Sur le plan militaire, ce qui distingue Daech des autres groupes djihadistes, c’est la stratégie qu’il emploie. Il est tout autant capable de mener des opérations de guerre conventionnelle ou de guérilla que de pratiquer du terrorisme urbain. C’est du jamais-vu ! Pour le moment, nous n’arrivons pas à enrayer cette menace, parce que nous refusons d’en accepter la nature. Notre regard doit donc changer sur Daech. Nous devons admettre que Daech fonctionne comme un Etat.
L’efficacité de ses institutions devrait nous en convaincre. Par exemple, en mai, après la prise de Ramadi (Irak), j’ai rencontré un homme de cette ville qui m’a dit : « Oui, ce sont des hommes terrifiants, mais avant la chute de la ville, nous demandions depuis des mois au gouvernement à Bagdad la réouverture de l’hôpital. Rien n’a été fait. Or, après l’arrivée de Daech, ses membres se sont assurés d’acheminer des médecins syriens pour que l’hôpital rouvre ses portes. Les coupures d’électricité étaient fréquentes, Daech y a remédié. Des génératrices ont été amenées pour rétablir l’électricité. »
Daech parvient également à prélever des impôts. Son armée est puissante et organise la conscription. Si certaines familles laissent partir leurs fils par crainte qu’ils ne soient tués s’ils ne rejoignent pas les rangs de Daech, d’autres vous disent qu’il n’y a pas de travail et que Daech verse un salaire mensuel de 300 ou 400 dollars à chaque combattant. Ils admettent également y gagner un certain statut.
A l’expertise militaire et à l’efficacité de la bureaucratie, il faut ajouter le fanatisme. Les idées de Daech trouvent une large audience en France comme ailleurs dans le monde. Il faut enfin se rendre compte de l’étendue du territoire qu’il contrôle.
La menace est donc grande et difficile à arrêter. Nous ne faisons pas face à une bande d’individus marginalisés originaires des banlieues. Pourtant, aucune stratégie crédible pour combattre Daech n’a émergé, comme cela avait déjà été le cas après l’attentat contre Charlie Hebdo.

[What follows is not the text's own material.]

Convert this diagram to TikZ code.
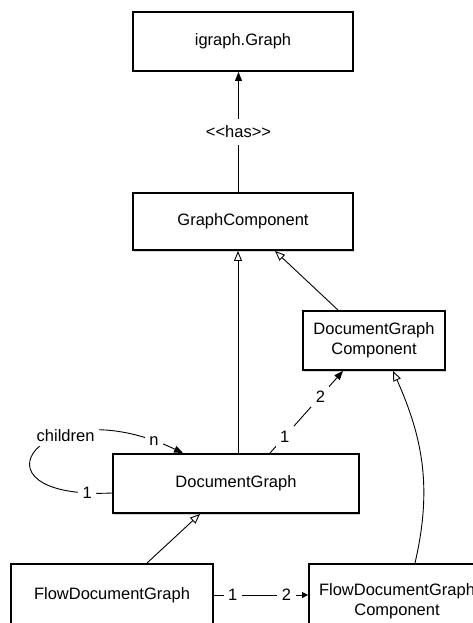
\documentclass[tikz,border=0pt]{standalone}
\usepackage{fontspec}
\setmainfont{Liberation Sans}
\usetikzlibrary{arrows.meta,shadows}

\begin{document}
\begin{tikzpicture}[x=1pt,y=-1pt,
    box/.style={draw, line width=1.9pt, fill=white, align=center, inner sep=0pt,
        drop shadow={shadow xshift=1pt, shadow yshift=-1.5pt, opacity=0.35},
        font=\fontsize{16.5}{20}\selectfont},
    lbl/.style={fill=white, inner sep=4.5pt, font=\fontsize{16.5}{20}\selectfont},
    inherit/.style={line width=0.9pt, -{Triangle[open,length=10pt,width=8pt]}},
    assoc/.style={line width=0.9pt, -{Triangle[length=9pt,width=7pt]}},
    assocsmall/.style={line width=0.9pt, -{Triangle[length=6pt,width=6pt]}}]
    \useasboundingbox (0,0) rectangle (473,623);
    \clip (0,0) rectangle (473,623);

    \node[box, minimum width=220, minimum height=59] (graph) at (243,41.5) {igraph.Graph};
    \node[box, minimum width=220, minimum height=57] (gcomp) at (243,221.5) {GraphComponent};
    \node[box, minimum width=142, minimum height=59] (dgcomp) at (374,340.5) {DocumentGraph\\Component};
    \node[box, minimum width=246, minimum height=59] (dgraph) at (236,483.5) {DocumentGraph};
    \node[box, minimum width=202, minimum height=62] (fdgraph) at (112,595) {FlowDocumentGraph};
    \node[box, minimum width=176, minimum height=74] (fdgcomp) at (397,601) {FlowDocumentGraph\\Component};

    \draw[assoc] ([xshift=-4.5pt]gcomp.north) -- ([xshift=-4.5pt]graph.south)
        node[lbl, midway, inner ysep=7pt] {{<}{<}has{>}{>}};
    \draw[inherit] ([xshift=2pt]dgraph.north) -- ([xshift=2pt]dgraph.north |- gcomp.south);
    \draw[inherit] ([xshift=-36pt]dgcomp.north) -- ([xshift=32pt]gcomp.south);
    \draw[inherit] ([xshift=35pt]fdgraph.north) -- ([xshift=-36pt]dgraph.south);
    \draw[inherit] ([xshift=18pt]fdgcomp.north) to[out=77, in=-66] ([xshift=19pt]dgcomp.south);
    \draw[assoc] ([xshift=34pt]dgraph.north) -- ([xshift=-31pt]dgcomp.south)
        node[lbl, pos=0.2] {1} node[lbl, pos=0.69] {2};
    \draw[assocsmall] (fdgraph.east) -- (fdgraph.east -| fdgcomp.west)
        node[lbl, pos=0.2] {1} node[lbl, pos=0.77] {2};
    \draw[assoc] ([yshift=-9.5pt]dgraph.west) .. controls (-40,500) and (40,385) .. ([xshift=-53pt]dgraph.north)
        node[lbl, pos=0.06] {1} node[lbl, pos=0.66] {children} node[lbl, pos=0.93] {n};
\end{tikzpicture}
\end{document}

En représailles des attentats du 13 novembre, les Français ont choisi de frapper Rakka, la prétendue capitale de Daech, ce qui est compréhensible, quoique insuffisant. Les Américains et leurs alliés bombardent les positions de Daech en Syrie et en Irak, mais si leurs avions ont mené 60 000 opérations en un an, ils n’ont pas lancé plus de 8 000 frappes, car la plupart du temps ils n’arrivent pas à localiser leur cible. Pour que des attaques aériennes soient efficaces, il faut l’assistance d’un partenaire au sol pour diriger les frappes.
Nous devons prendre conscience du fait qu’en Syrie la force la plus engagée dans le combat contre Daech est l’armée syrienne. Par exemple, si Palmyre est tombé, c’est aussi parce que les Américains n’ont pas appuyé l’armée de Bachar Al-Assad qui défendait cette ville. L’inaction américaine a profité à Daech. En Irak, les milices chiites constituent le plus grand groupe armé combattant Daech, leurs troupes sont plus nombreuses que l’armée irakienne, mais encore une fois les Américains refusent de leur accorder l’assistance de leurs bombardiers, parce que ces milices sont soutenues par l’Iran.
Il est très difficile pour les Français, les Américains et les Britanniques de réviser leur position qui consiste à rejeter toute alliance avec Al-Assad. Mais dès lors que Daech avance sur le terrain, peu importe si c’est l’armée syrienne qui recule ou les milices chiites, il faut frapper !
Arrêtons de croire que le président syrien s’apprête à perdre le pouvoir. Il contrôle toujours 11 des 14 capitales régionales dans son pays. Et même s’il venait à partir, personne n’envisage de démanteler l’Etat syrien, comme on l’a fait en Irak en 2003. Si l’on croit à la nécessité de maintenir cet Etat, il faut donc soutenir dès à présent sa principale institution : son armée. Bien sûr, les Russes ont pris les devants, profitant du vide laissé par l’Occident.
Approche pragmatique
Certes, on a bien tenté depuis un an de contenir Daech. Le président américain, Barack Obama, a déclaré qu’il voulait contenir, puis, éventuellement, éliminer l’Etat islamique. Mais c’est un échec. Ramadi et Palmyre sont tombés. Les attaques de Daech à l’étranger se multiplient. Il y a eu Ankara, puis Beyrouth, et Paris, sans oublier l’attentat dans le Sinaï. L’Etat islamique n’a pas l’intention de se laisser contenir. Il est sous pression sur le plan militaire. Il ouvre donc un nouveau front. L’endiguement n’a jamais été une stratégie réaliste.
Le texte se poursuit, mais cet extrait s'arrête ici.